The poem and the objects described are the stimulus for this piece of writing.
Armitage presents a number of everyday objects for his readers to ‘use’ to piece together the story of the dead man. For example, there is ‘five pounds fifty in change’, a ‘library card on its date of expiry’, a postcard. All of these things give us clues about who the man was. A rich man? An avid reader? Who was the postcard for? Similarly, Armitage describes the man’s diary which had a number of dates ‘slashed with a pencil’. What happened between March 24th and April 1st? What was the note? Who wrote it? Why has it been ‘beheaded’? We, the reader, don’t know but we can make guesses, we can speculate. There are many more ‘clues’ until finally we are made aware of something that is different because it is not there. What could be the significance of the ‘ring of white unweathered skin’?
In this session, you are invited to take some or all of the objects listed in the poem and write a paragraph describing what you think they tell us about the man.
It’s a paragraph so, unless you want to emulate the incredible Roberto Bolaño and write sentences that are longer than some other writers’ chapters, this won’t be too long. 250 words? 500 max., we reckon.
As in all of The Safe House Flash Fiction Writing Sessions, the length of time you spend is entirely up to you. We would think, though, that you might want to spend about an hour on this to make it into a complete paragraph with carefully constructed sentences and accurate spelling, punctuation and grammar.
Well, the stimulus is a poem but you could fit this to all sorts of genre. Crime fiction comes to mind, obviously, or even crime reporting. You, the writer should choose.
Point of View
Pretty sure this would usually be third person, but you might want to write it from the point of view of the detective who is trying to piece together the clues about the dead man. You, the writer, should choose.

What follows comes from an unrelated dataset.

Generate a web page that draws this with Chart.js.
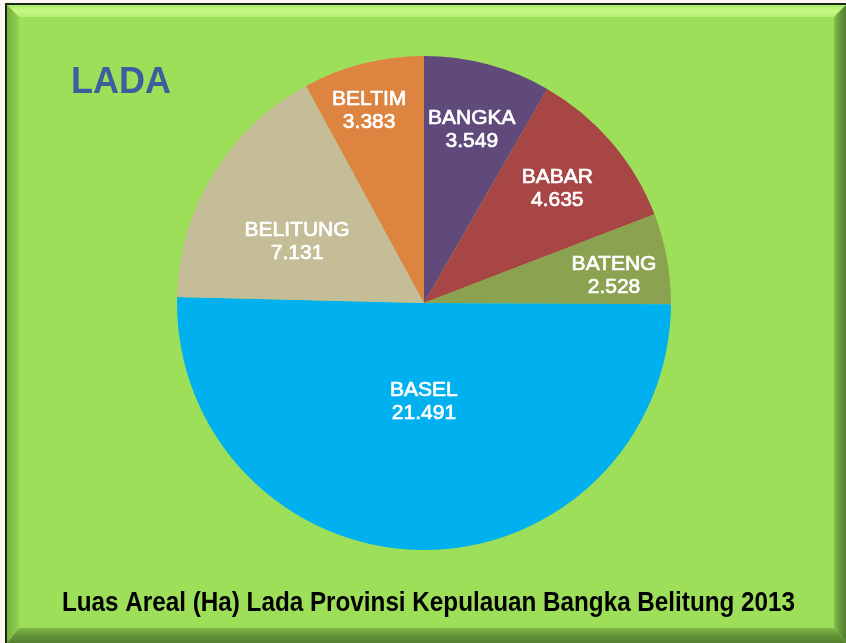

Of course, you will need to read the poem. And probably read it again.
Then, it might be good to make a list of the items you are going to focus on in your paragraph and link them to notes from your ‘detective-like’ thinking. This list, and the notes that go with them, will form the research and planning stage of your writing. There is no need to worry about sentences or accuracy yet.
Next, you could take each of the objects and the notes in turn and construct a sentence which explains the significance of the object. You could then join these together using linking words to form longer sentences and, eventually, a whole paragraph.
When you have a first draft of the paragraph, take a short break and then come back to it and read what you have written. Think about the meaning of the sentences you have written and, if there is any confusion, edit your writing so that your meaning is clear to your reader.
The next stage involves reading again, carefully and checking for spelling, punctuation and grammar problems. These need to be sorted out so that you are not embarrassed at a later stage and so that your reader doesn’t get distracted from the points you are making.